This is definitely one of those dishes that look hugely better before cooking. Decorative lemon slices, pale yellow potatoes with a red dusting of paprika, glistening oil and the green sprigs of rosemary – pretty as a picture. After: burnt-on oil, darkened wedges interspersed awkwardly with blackened lemon; all shrivelled, twisted and shrunk.
Some dishes are never aesthetically pleasing on the eye: chili con carne for instance. Fish, especially whole fish is particularly impossible: when raw it looks all right-ish, if you go for that silvery, fishy kind of look. Once cooked, my goodness: milky dead eyes, bones poking out here and there, gills, fins, tail, the lot – pretty ghastly. Likewise grilled or roasted vegetables: vibrant peppers, purple aubergines and vivid courgettes all turn flabby and kinda grey.

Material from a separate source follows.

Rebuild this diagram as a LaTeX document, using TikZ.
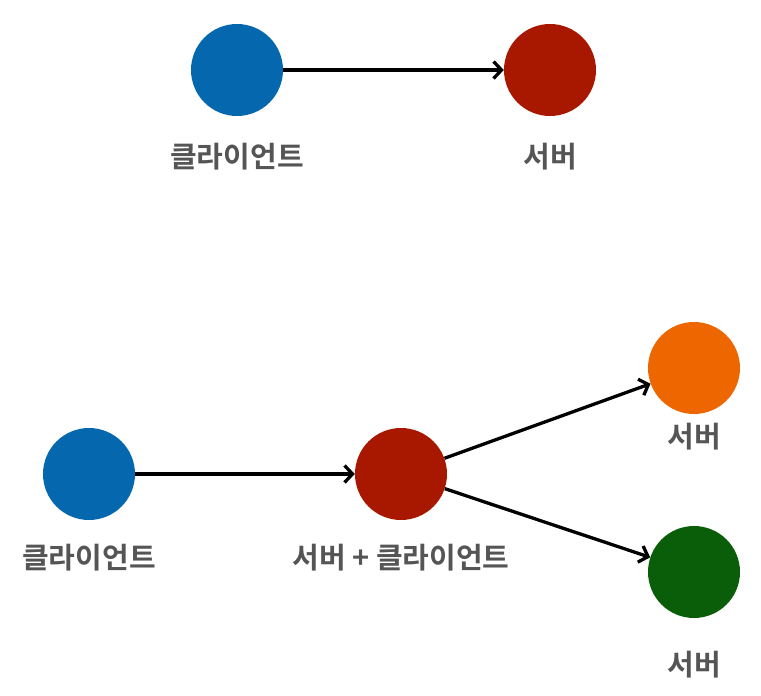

Casseroles and stews are the same. Raw diced meat and vegetables – all right, maybe not appetising but these days you look and Insta instead of eating. When cooked, tasty and fit for a feast, they turn into dirty brown gruel, usually. Pies are as bad, and gratins – don’t start me off. Handsome vegetables and grated cheese turn into creamy sludge that could hide anything underneath. Good job most people like them, but have you ever seen a gratin on Instagram? Precisely.
Back to my potatoes: I’m not a millennial or an Instagram queen and I actually eat, so these are a sure winner. What’s better than another way of cooking potatoes? I came across these on NY Times Cooking, and contrary to a possible first impression, they are not Greek style lemon potatoes. Excellent, all the same.